-- Prompt --
What is needed is the run of lines from the one containing "Give me the seaborn" through the one containing "totals = [35, 27, 23, 13, 2]", echoed exactly, with both ends kept and nothing added.
[begin Records provided]
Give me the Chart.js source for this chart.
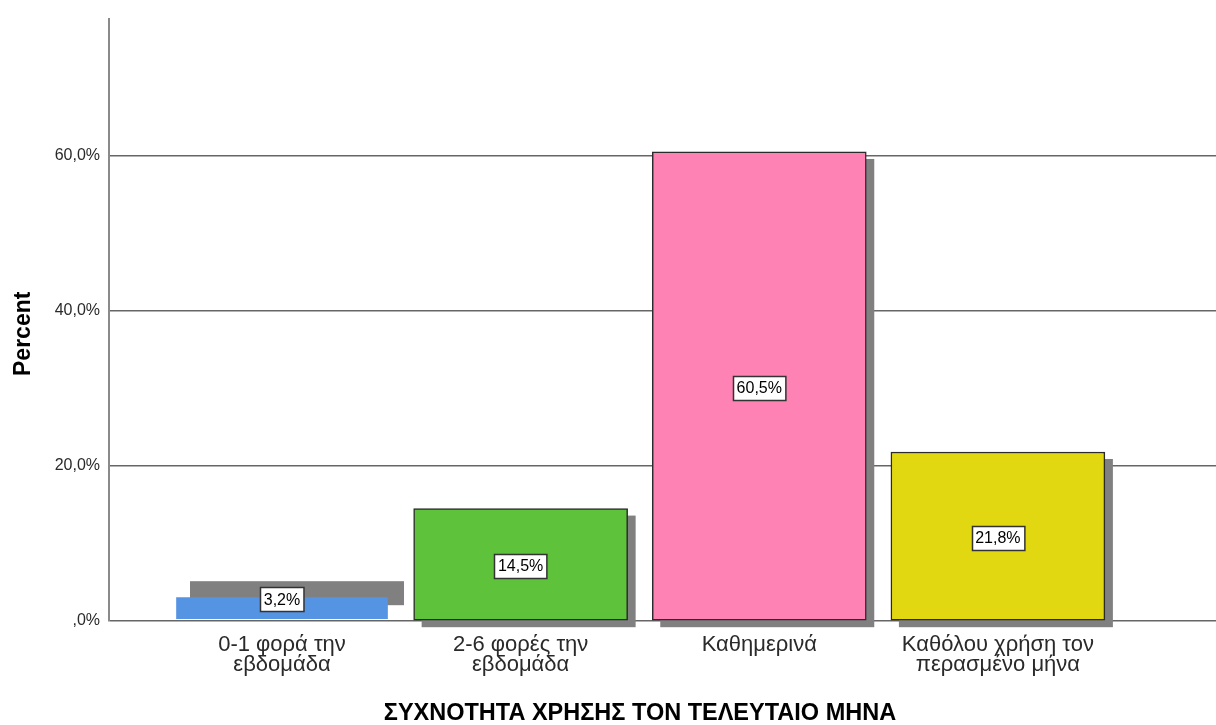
[end Records provided]
[begin Records provided]
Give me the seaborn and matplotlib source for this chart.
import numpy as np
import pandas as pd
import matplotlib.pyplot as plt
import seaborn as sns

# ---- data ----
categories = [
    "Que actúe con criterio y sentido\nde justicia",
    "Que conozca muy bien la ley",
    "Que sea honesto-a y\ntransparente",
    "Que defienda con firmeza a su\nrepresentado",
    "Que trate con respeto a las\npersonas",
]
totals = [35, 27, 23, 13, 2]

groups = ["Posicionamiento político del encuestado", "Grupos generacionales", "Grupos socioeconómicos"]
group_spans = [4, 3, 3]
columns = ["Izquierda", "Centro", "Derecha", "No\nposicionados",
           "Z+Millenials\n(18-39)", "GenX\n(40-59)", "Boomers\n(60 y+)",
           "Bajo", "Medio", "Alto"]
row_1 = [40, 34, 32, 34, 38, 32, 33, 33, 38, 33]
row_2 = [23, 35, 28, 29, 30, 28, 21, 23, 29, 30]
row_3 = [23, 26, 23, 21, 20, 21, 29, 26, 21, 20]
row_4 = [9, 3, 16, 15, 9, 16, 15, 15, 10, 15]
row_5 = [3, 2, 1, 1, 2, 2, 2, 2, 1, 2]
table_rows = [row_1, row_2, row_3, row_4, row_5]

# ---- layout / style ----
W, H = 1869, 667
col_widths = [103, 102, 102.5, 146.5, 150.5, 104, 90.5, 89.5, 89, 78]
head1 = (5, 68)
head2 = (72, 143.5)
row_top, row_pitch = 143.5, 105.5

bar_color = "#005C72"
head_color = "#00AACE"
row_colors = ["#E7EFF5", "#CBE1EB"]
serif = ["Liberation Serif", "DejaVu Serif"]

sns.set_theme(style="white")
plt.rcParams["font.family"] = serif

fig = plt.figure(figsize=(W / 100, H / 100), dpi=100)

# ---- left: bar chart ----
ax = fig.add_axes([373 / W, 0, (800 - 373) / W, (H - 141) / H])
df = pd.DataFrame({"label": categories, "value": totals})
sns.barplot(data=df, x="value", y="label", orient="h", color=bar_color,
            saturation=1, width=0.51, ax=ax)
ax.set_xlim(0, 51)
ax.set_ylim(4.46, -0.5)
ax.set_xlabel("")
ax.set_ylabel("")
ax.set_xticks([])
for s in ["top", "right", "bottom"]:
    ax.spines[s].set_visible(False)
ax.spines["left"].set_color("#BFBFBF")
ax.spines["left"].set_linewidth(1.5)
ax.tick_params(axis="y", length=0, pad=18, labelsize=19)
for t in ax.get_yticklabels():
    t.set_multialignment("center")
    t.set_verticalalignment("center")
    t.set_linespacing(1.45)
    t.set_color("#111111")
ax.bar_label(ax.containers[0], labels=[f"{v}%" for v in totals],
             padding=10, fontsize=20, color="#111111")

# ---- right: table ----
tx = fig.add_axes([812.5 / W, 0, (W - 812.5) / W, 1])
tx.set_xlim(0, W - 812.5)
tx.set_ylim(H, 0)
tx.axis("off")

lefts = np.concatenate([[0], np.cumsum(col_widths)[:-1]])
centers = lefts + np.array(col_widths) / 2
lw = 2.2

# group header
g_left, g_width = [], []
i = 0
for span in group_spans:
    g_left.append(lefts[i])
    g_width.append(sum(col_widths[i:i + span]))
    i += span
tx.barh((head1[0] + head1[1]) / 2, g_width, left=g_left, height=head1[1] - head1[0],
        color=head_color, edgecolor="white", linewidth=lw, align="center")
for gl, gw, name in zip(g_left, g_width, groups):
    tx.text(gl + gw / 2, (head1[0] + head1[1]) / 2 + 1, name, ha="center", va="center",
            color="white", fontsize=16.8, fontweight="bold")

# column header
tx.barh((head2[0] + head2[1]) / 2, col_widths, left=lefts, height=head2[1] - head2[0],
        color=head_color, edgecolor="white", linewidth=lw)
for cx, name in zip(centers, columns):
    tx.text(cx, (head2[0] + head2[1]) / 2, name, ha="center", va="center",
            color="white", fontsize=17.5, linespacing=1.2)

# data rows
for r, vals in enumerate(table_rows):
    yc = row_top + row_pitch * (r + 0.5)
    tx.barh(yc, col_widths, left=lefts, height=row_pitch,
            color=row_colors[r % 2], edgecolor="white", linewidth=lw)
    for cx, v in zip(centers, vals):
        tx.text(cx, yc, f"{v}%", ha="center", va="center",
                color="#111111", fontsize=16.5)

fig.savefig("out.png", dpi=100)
[end Records provided]
[begin Records provided]
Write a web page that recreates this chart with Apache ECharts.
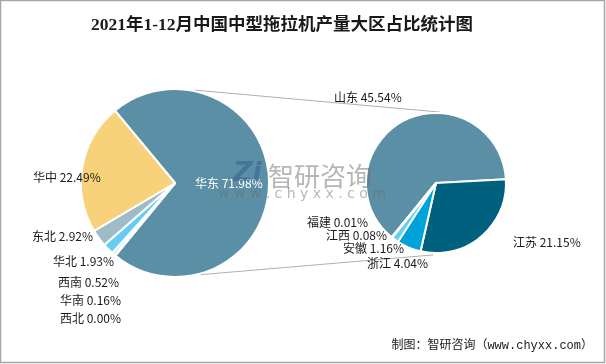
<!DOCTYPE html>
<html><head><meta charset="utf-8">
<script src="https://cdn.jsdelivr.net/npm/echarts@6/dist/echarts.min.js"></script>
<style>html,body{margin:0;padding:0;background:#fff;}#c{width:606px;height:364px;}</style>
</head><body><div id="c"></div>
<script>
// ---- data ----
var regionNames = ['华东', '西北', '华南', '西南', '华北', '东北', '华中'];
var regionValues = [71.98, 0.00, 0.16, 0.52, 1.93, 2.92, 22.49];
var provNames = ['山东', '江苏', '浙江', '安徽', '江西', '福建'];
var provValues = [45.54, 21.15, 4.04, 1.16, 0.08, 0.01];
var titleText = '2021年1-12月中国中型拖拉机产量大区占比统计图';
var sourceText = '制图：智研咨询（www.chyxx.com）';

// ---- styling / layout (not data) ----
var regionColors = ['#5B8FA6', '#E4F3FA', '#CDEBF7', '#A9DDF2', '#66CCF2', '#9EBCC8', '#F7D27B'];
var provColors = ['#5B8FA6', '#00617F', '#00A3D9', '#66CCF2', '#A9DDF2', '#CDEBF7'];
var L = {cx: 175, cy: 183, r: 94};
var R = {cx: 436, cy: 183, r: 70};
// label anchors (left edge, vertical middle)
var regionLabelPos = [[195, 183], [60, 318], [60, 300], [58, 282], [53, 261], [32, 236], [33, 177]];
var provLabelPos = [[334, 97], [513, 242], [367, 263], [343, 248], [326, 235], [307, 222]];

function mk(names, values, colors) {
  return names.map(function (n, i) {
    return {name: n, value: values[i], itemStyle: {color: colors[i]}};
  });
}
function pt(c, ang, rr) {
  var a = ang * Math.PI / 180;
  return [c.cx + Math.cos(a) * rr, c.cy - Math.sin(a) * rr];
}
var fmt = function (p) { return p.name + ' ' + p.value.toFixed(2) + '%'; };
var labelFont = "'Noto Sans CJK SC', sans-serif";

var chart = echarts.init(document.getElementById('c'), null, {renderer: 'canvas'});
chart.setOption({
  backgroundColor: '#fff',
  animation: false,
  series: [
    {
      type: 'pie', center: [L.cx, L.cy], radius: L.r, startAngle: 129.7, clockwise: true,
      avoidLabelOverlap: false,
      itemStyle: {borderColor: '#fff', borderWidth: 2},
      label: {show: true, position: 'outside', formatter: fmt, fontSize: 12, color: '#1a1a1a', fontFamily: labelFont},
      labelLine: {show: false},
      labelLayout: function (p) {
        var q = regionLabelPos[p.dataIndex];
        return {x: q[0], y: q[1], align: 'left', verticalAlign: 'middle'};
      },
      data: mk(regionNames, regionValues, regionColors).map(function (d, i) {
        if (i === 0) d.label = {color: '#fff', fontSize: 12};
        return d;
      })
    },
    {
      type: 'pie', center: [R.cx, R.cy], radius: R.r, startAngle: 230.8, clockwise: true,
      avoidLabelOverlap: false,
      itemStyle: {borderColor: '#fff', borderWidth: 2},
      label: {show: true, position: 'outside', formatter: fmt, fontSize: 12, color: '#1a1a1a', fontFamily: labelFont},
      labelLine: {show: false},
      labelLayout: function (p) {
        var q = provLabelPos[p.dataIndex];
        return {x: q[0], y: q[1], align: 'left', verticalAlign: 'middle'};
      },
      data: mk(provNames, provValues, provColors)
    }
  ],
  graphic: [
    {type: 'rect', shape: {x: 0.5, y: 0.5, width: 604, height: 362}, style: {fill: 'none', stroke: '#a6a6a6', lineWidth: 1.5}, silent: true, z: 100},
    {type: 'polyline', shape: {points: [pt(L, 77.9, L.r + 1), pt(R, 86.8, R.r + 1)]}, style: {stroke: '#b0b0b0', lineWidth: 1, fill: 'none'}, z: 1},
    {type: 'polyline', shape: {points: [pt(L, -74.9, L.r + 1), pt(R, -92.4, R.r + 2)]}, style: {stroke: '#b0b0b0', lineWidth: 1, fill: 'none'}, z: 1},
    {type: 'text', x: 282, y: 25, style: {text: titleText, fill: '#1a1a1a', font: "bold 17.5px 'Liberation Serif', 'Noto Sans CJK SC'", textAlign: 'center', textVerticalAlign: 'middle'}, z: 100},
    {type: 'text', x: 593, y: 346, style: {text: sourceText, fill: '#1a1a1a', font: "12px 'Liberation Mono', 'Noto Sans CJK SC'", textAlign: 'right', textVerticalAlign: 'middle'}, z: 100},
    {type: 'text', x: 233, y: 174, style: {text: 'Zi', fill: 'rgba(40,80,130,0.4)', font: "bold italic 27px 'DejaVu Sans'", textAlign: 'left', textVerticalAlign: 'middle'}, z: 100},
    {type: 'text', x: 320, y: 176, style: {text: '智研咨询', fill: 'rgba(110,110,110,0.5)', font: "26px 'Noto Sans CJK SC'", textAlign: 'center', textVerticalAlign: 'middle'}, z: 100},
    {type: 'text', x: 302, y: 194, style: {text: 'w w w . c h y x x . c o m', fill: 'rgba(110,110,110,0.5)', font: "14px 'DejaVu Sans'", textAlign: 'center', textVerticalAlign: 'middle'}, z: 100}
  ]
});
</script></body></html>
[end Records provided]
-- Expected answer --
Give me the seaborn and matplotlib source for this chart.
import numpy as np
import pandas as pd
import matplotlib.pyplot as plt
import seaborn as sns

# ---- data ----
categories = [
    "Que actúe con criterio y sentido\nde justicia",
    "Que conozca muy bien la ley",
    "Que sea honesto-a y\ntransparente",
    "Que defienda con firmeza a su\nrepresentado",
    "Que trate con respeto a las\npersonas",
]
totals = [35, 27, 23, 13, 2]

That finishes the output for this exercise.